● DIRECTIVE
Retype the opening lines of the data exactly, stopping after the line that contains "time_h = [i * 0.5 for i in range(49)]". Skip every picture.

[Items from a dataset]
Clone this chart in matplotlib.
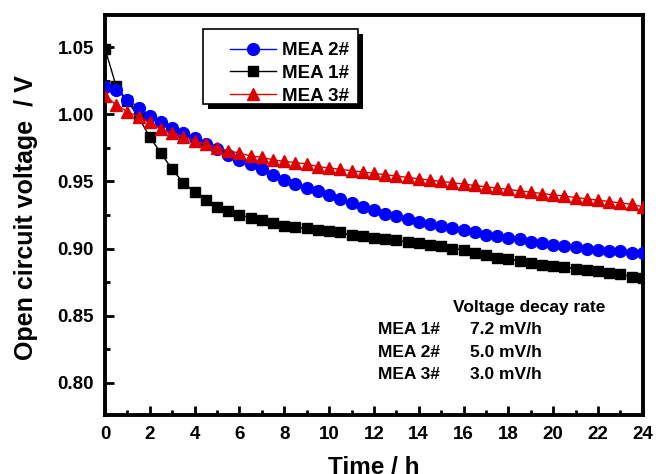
import matplotlib
matplotlib.use('Agg')
import matplotlib.pyplot as plt
from matplotlib.patches import Rectangle
from matplotlib.ticker import MultipleLocator

plt.rcParams['font.family'] = ['Liberation Sans', 'DejaVu Sans']
plt.rcParams['font.weight'] = 'bold'

# Sampling every half hour over 24 h
time_h = [i * 0.5 for i in range(49)]

mea1 = [1.049, 1.021, 1.010, 0.998, 0.983, 0.971, 0.959, 0.949, 0.942, 0.936,
        0.931, 0.928, 0.925, 0.923, 0.921, 0.919, 0.917, 0.916, 0.915, 0.914,
        0.913, 0.912, 0.910, 0.909, 0.908, 0.907, 0.906, 0.905, 0.904, 0.903,
        0.902, 0.900, 0.899, 0.897, 0.895, 0.893, 0.892, 0.891, 0.889, 0.888,
        0.887, 0.886, 0.885, 0.884, 0.883, 0.882, 0.881, 0.879, 0.878]
mea2 = [1.020, 1.018, 1.011, 1.005, 0.999, 0.994, 0.990, 0.986, 0.982, 0.978,
        0.974, 0.970, 0.966, 0.963, 0.959, 0.955, 0.951, 0.948, 0.945, 0.943,
        0.940, 0.937, 0.934, 0.931, 0.929, 0.926, 0.924, 0.922, 0.920, 0.918,
        0.917, 0.915, 0.914, 0.912, 0.910, 0.909, 0.908, 0.907, 0.905, 0.904,
        0.903, 0.902, 0.901, 0.900, 0.899, 0.898, 0.898, 0.897, 0.897]
mea3 = [1.014, 1.007, 1.002, 0.998, 0.994, 0.989, 0.986, 0.983, 0.980, 0.978,
        0.975, 0.973, 0.971, 0.969, 0.968, 0.966, 0.965, 0.964, 0.963, 0.961,
        0.960, 0.959, 0.958, 0.957, 0.956, 0.955, 0.954, 0.953, 0.952, 0.951,
        0.950, 0.949, 0.948, 0.947, 0.946, 0.945, 0.944, 0.943, 0.942, 0.941,
        0.940, 0.939, 0.938, 0.937, 0.936, 0.935, 0.934, 0.933, 0.931]

decay_names = ['MEA 1#', 'MEA 2#', 'MEA 3#']
decay_rates = ['7.2 mV/h', '5.0 mV/h', '3.0 mV/h']

fig = plt.figure(figsize=(6.56, 4.74), dpi=100)
ax = fig.add_axes([0.160, 0.1245, 0.820, 0.8439])

ax.plot(time_h, mea2, color='#0000ff', marker='o', markersize=8.5, lw=1,
        label='MEA 2#', zorder=3)
ax.plot(time_h, mea1, color='black', marker='s', markersize=7.5, lw=1,
        label='MEA 1#', zorder=2)
ax.plot(time_h, mea3, color='#dd0000', marker='^', markersize=9, lw=1,
        label='MEA 3#', zorder=4)

ax.set_xlim(0, 24)
ax.set_ylim(0.776, 1.074)
ax.xaxis.set_major_locator(MultipleLocator(2))
ax.xaxis.set_minor_locator(MultipleLocator(1))
ax.yaxis.set_major_locator(MultipleLocator(0.05))
ax.yaxis.set_minor_locator(MultipleLocator(0.025))
ax.tick_params(which='both', direction='in', width=2, labelsize=13.5, pad=8)
ax.tick_params(which='major', length=6.5)
ax.tick_params(which='minor', length=3.5)
for s in ax.spines.values():
    s.set_linewidth(2.8)

ax.set_xlabel('Time / h', fontsize=17.5, fontweight='bold')
ax.set_ylabel('Open circuit voltage  / V', fontsize=18, fontweight='bold')
ax.xaxis.set_label_coords(0.5, -0.1025)
ax.yaxis.set_label_coords(-0.1245, 0.4925)

# legend box with a solid black drop shadow, drawn by hand
box_x, box_y, box_w, box_h = 0.182, 0.7775, 0.288, 0.1875
ax.add_patch(Rectangle((box_x + 0.009, box_y - 0.012), box_w, box_h,
                       transform=ax.transAxes, facecolor='black',
                       edgecolor='none', zorder=9))
ax.add_patch(Rectangle((box_x, box_y), box_w, box_h, transform=ax.transAxes,
                       facecolor='white', edgecolor='black', lw=1.2,
                       zorder=10))
leg = ax.legend(loc='upper left', bbox_to_anchor=(0.232, 0.932), fontsize=13.5,
                frameon=False, handlelength=2.45, handletextpad=0.35,
                borderpad=0, labelspacing=0.3, borderaxespad=0)
leg.set_zorder(11)

ax.text(0.647, 0.2675, 'Voltage decay rate', transform=ax.transAxes,
        fontsize=12.5, fontweight='bold', ha='left', va='center')
for i, (name, rate) in enumerate(zip(decay_names, decay_rates)):
    y = 0.2125 - i * 0.056
    ax.text(0.507, y, name, transform=ax.transAxes, fontsize=12.5,
            fontweight='bold', ha='left', va='center')
    ax.text(0.678, y, rate, transform=ax.transAxes, fontsize=12.5,
            fontweight='bold', ha='left', va='center')

fig.savefig('out.png', dpi=100)
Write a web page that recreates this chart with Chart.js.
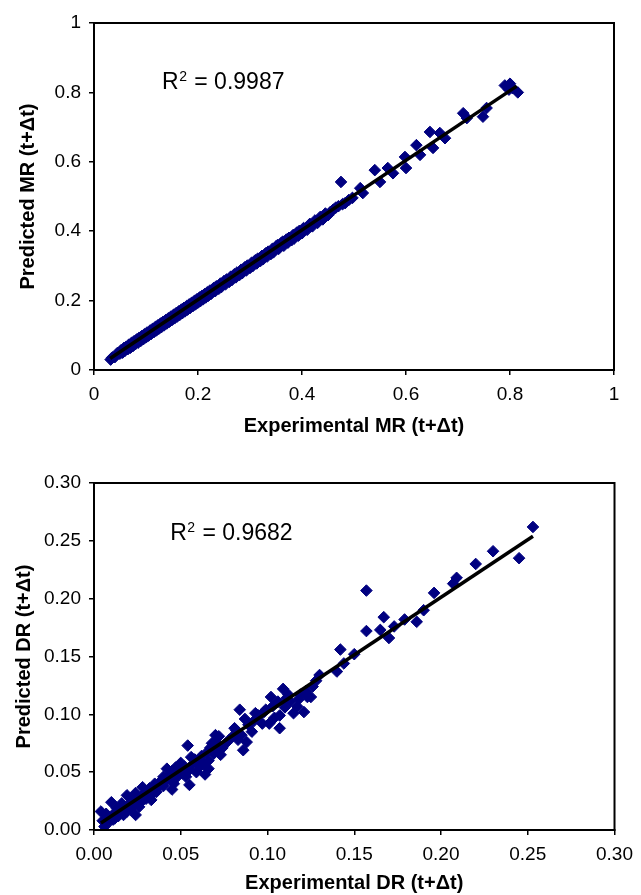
<!DOCTYPE html>
<html><head><meta charset="utf-8">
<script src="https://cdn.jsdelivr.net/npm/chart.js@4.4.1/dist/chart.umd.min.js"></script>
<style>
html,body{margin:0;padding:0;background:#fff;width:641px;height:895px;overflow:hidden}
.c{position:absolute;left:0}
#wrapA{top:0;width:641px;height:450px}
#wrapB{top:450px;width:641px;height:445px}
</style></head><body>
<div class="c" id="wrapA"><canvas id="cA" width="641" height="450"></canvas></div>
<div class="c" id="wrapB"><canvas id="cB" width="641" height="445"></canvas></div>
<script>
// ---------- Top chart: moisture ratio ----------
const mrExp = [
0.032,0.035,0.040,0.045,0.050,0.052,0.055,0.058,0.060,0.062,
0.065,0.067,0.070,0.072,0.075,0.077,0.080,0.082,0.085,0.087,
0.090,0.092,0.095,0.097,0.100,0.102,0.105,0.108,0.110,0.113,
0.115,0.118,0.120,0.123,0.125,0.128,0.130,0.133,0.135,0.138,
0.140,0.143,0.145,0.148,0.150,0.153,0.155,0.158,0.160,0.163,
0.165,0.168,0.170,0.173,0.175,0.178,0.180,0.183,0.185,0.188,
0.190,0.193,0.195,0.198,0.200,0.203,0.205,0.208,0.210,0.213,
0.215,0.218,0.220,0.223,0.225,0.230,0.233,0.235,0.240,0.243,
0.245,0.250,0.253,0.255,0.260,0.263,0.265,0.270,0.273,0.275,
0.280,0.283,0.285,0.290,0.293,0.295,0.300,0.303,0.305,0.310,
0.313,0.315,0.320,0.323,0.325,0.330,0.333,0.335,0.340,0.343,
0.345,0.350,0.353,0.355,0.360,0.363,0.365,0.370,0.373,0.375,
0.380,0.383,0.385,0.390,0.393,0.395,0.400,0.403,0.410,0.415,
0.420,0.425,0.430,0.435,0.440,0.445,0.450,0.455,0.460,0.465,
0.470,0.475,0.478,0.483,0.490,0.497,0.512,0.517,0.540,0.550,
0.565,0.575,0.598,0.600,0.620,0.627,0.646,0.652,0.665,0.675,
0.710,0.717,0.748,0.755,0.790,0.800,0.805,0.815,0.798];
const mrPred = [
0.030,0.036,0.037,0.049,0.047,0.057,0.050,0.064,0.056,0.067,
0.060,0.073,0.064,0.078,0.069,0.083,0.075,0.088,0.079,0.093,
0.084,0.098,0.089,0.103,0.094,0.108,0.099,0.114,0.104,0.119,
0.109,0.124,0.114,0.129,0.119,0.134,0.124,0.139,0.129,0.144,
0.134,0.149,0.139,0.154,0.144,0.159,0.149,0.164,0.154,0.169,
0.159,0.174,0.164,0.179,0.169,0.184,0.174,0.189,0.179,0.194,
0.184,0.199,0.189,0.204,0.194,0.209,0.199,0.214,0.204,0.219,
0.209,0.224,0.214,0.229,0.219,0.236,0.227,0.241,0.234,0.249,
0.239,0.256,0.247,0.261,0.254,0.269,0.259,0.276,0.267,0.281,
0.274,0.289,0.279,0.296,0.287,0.301,0.294,0.309,0.299,0.316,
0.307,0.321,0.314,0.329,0.319,0.336,0.327,0.341,0.334,0.349,
0.339,0.356,0.360,0.349,0.366,0.370,0.358,0.376,0.367,0.381,
0.374,0.389,0.379,0.396,0.387,0.401,0.394,0.409,0.404,0.421,
0.414,0.431,0.424,0.441,0.434,0.451,0.446,0.456,0.462,0.468,
0.472,0.542,0.478,0.481,0.490,0.496,0.524,0.510,0.576,0.542,
0.582,0.567,0.614,0.582,0.648,0.620,0.686,0.640,0.683,0.668,
0.740,0.726,0.730,0.755,0.820,0.825,0.812,0.800,0.808];
const mrTrendX = [0.031, 0.813];
const mrTrendY = [0.033, 0.818];
const mrTickValues = [0, 0.2, 0.4, 0.6, 0.8, 1];
const mrTickLabels = ['0', '0.2', '0.4', '0.6', '0.8', '1'];
const mrR2 = '0.9987';

// ---------- Bottom chart: drying rate ----------
const drExp = [0.253,0.245,0.230,0.220,0.209,0.207,0.196,0.190,0.186,0.179,0.173,0.170,0.167,0.165,0.157,0.157,0.150,0.142,0.144,0.140,0.130,0.128,0.123,
0.109,0.111,0.102,0.125,0.117,0.121,0.115,0.107,0.098,0.101,0.107,0.093,0.084,0.087,0.091,0.088,0.086,0.081,0.076,0.070,0.068,0.073,0.066,0.064,0.061,0.054,0.056,0.055,0.050,0.047,0.045,0.042,0.039,0.035,0.031,0.028,0.024,0.024,0.019,0.016,0.013,0.010,0.007,0.004,0.006,0.011,0.014,0.019,0.026,0.033,
0.005,0.008,0.009,0.012,0.012,0.015,0.017,0.018,0.020,0.021,0.022,0.023,0.025,0.027,0.028,0.030,0.030,0.032,0.033,0.035,0.036,0.037,0.038,0.040,0.040,0.041,0.043,0.044,0.045,0.046,0.047,0.048,0.049,0.051,0.052,0.053,0.055,0.057,0.058,0.059,0.060,0.062,0.063,0.065,0.066,0.067,0.069,0.070,0.071,0.072,0.074,0.078,0.080,0.082,0.083,0.085,0.089,0.092,0.095,0.097,0.099,0.103,0.104,0.106,0.110,0.112,0.113,0.118,0.119,0.122,0.126];
const drPred = [0.262,0.235,0.241,0.230,0.218,0.213,0.205,0.190,0.180,0.182,0.176,0.166,0.184,0.173,0.207,0.172,0.152,0.156,0.144,0.137,0.134,0.129,0.115,
0.122,0.114,0.115,0.115,0.107,0.102,0.101,0.099,0.102,0.092,0.088,0.101,0.104,0.096,0.085,0.076,0.069,0.088,0.075,0.082,0.075,0.065,0.060,0.048,0.055,0.073,0.063,0.039,0.058,0.049,0.035,0.053,0.043,0.035,0.029,0.037,0.013,0.032,0.030,0.023,0.019,0.024,0.014,0.016,0.003,0.009,0.012,0.016,0.020,0.030,
0.008,0.006,0.011,0.010,0.015,0.017,0.013,0.020,0.022,0.018,0.026,0.021,0.027,0.024,0.030,0.027,0.033,0.036,0.026,0.040,0.033,0.037,0.041,0.038,0.046,0.042,0.047,0.044,0.051,0.040,0.054,0.046,0.052,0.049,0.055,0.046,0.052,0.057,0.061,0.050,0.058,0.064,0.058,0.067,0.053,0.071,0.066,0.077,0.069,0.081,0.071,0.078,0.081,0.086,0.078,0.082,0.091,0.094,0.099,0.092,0.104,0.107,0.097,0.111,0.106,0.117,0.111,0.113,0.117,0.120,0.124];
const drTrendX = [0.004, 0.253];
const drTrendY = [0.006, 0.254];
const drTickValues = [0, 0.05, 0.10, 0.15, 0.20, 0.25, 0.30];
const drTickLabels = ['0.00', '0.05', '0.10', '0.15', '0.20', '0.25', '0.30'];
const drR2 = '0.9682';

const FONT = '"Liberation Sans", Arial, Helvetica, sans-serif';
const NAVY = '#000080';

const framePlugin = {
  id: 'frame',
  afterDatasetsDraw(chart) {
    const a = chart.chartArea, ctx = chart.ctx;
    ctx.save();
    ctx.strokeStyle = '#000';
    ctx.lineWidth = 2;
    ctx.strokeRect(a.left, a.top, a.right - a.left, a.bottom - a.top);
    ctx.restore();
  }
};
const r2Plugin = {
  id: 'r2label',
  afterDraw(chart, args, opts) {
    const ctx = chart.ctx;
    const x = chart.scales.x.getPixelForValue(opts.x);
    const y = chart.scales.y.getPixelForValue(opts.y);
    ctx.save();
    ctx.fillStyle = '#000';
    ctx.textBaseline = 'alphabetic';
    ctx.textAlign = 'left';
    ctx.font = '23px ' + FONT;
    ctx.fillText('R', x, y);
    const wR = ctx.measureText('R').width;
    ctx.font = '14px ' + FONT;
    ctx.fillText('2', x + wR + 0.5, y - 8);
    const w2 = ctx.measureText('2').width;
    ctx.font = '23px ' + FONT;
    ctx.fillText(' = ' + opts.text, x + wR + w2 + 1.5, y);
    ctx.restore();
  }
};

function pts(xs, ys) { return xs.map((v, i) => ({x: v, y: ys[i]})); }

function makeChart(canvas, cfg) {
  const axisCommon = (vals, labels, min, max, fitter, title, titlePad) => ({
    type: 'linear', min: min, max: max,
    afterBuildTicks: s => { s.ticks = vals.map(v => ({value: v})); },
    afterFit: fitter,
    grid: { drawOnChartArea: false, drawTicks: true, tickLength: 5, color: '#000', tickColor: '#000', lineWidth: 1.5 },
    border: { display: true, color: '#000', width: 2 },
    ticks: { color: '#000', padding: 8, font: { family: FONT, size: 19 }, maxRotation: 0, autoSkip: false,
      callback: (v, i) => labels[i] },
    title: { display: true, text: title, color: '#000', font: { family: FONT, size: 20, weight: 'bold' }, padding: titlePad }
  });
  return new Chart(canvas, {
    type: 'scatter',
    data: {
      datasets: [
        { type: 'line', data: pts(cfg.trendX, cfg.trendY), showLine: true, borderColor: '#000', borderWidth: 3.5,
          pointRadius: 0, fill: false, order: 0 },
        { data: pts(cfg.xs, cfg.ys), pointStyle: 'rectRot', pointRadius: 5.8, backgroundColor: NAVY,
          borderColor: NAVY, borderWidth: 1, order: 1 }
      ]
    },
    options: {
      responsive: false, animation: false, devicePixelRatio: 1,
      layout: { padding: cfg.padding },
      plugins: { legend: { display: false }, tooltip: { enabled: false },
        r2label: { x: cfg.r2x, y: cfg.r2y, text: cfg.r2 } },
      scales: {
        x: axisCommon(cfg.tickVals, cfg.tickLabels, 0, cfg.max, s => { s.height = cfg.xH; }, cfg.xTitle, { top: 0, bottom: cfg.xTitlePad }),
        y: axisCommon(cfg.tickVals, cfg.tickLabels, 0, cfg.max, s => { s.width = 94; }, cfg.yTitle, { top: cfg.yTitlePad, bottom: 0 })
      }
    },
    plugins: [framePlugin, r2Plugin]
  });
}

makeChart(document.getElementById('cA'), {
  xs: mrExp, ys: mrPred, trendX: mrTrendX, trendY: mrTrendY,
  tickVals: mrTickValues, tickLabels: mrTickLabels, max: 1,
  padding: { left: 0, right: 27, top: 23, bottom: 0 }, xH: 80, xTitlePad: 12, yTitlePad: 16,
  xTitle: 'Experimental MR (t+\u0394t)', yTitle: 'Predicted MR (t+\u0394t)',
  r2: mrR2, r2x: 0.1308, r2y: 0.8098
});
makeChart(document.getElementById('cB'), {
  xs: drExp, ys: drPred, trendX: drTrendX, trendY: drTrendY,
  tickVals: drTickValues, tickLabels: drTickLabels, max: 0.3,
  padding: { left: 0, right: 21, top: 33, bottom: 0 }, xH: 65, xTitlePad: 0, yTitlePad: 12,
  xTitle: 'Experimental DR (t+\u0394t)', yTitle: 'Predicted DR (t+\u0394t)',
  r2: drR2, r2x: 0.0439, r2y: 0.2507
});
</script>
</body></html>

● TASK OUTPUT
Clone this chart in matplotlib.
import matplotlib
matplotlib.use('Agg')
import matplotlib.pyplot as plt
from matplotlib.patches import Rectangle
from matplotlib.ticker import MultipleLocator

plt.rcParams['font.family'] = ['Liberation Sans', 'DejaVu Sans']
plt.rcParams['font.weight'] = 'bold'

# Sampling every half hour over 24 h
time_h = [i * 0.5 for i in range(49)]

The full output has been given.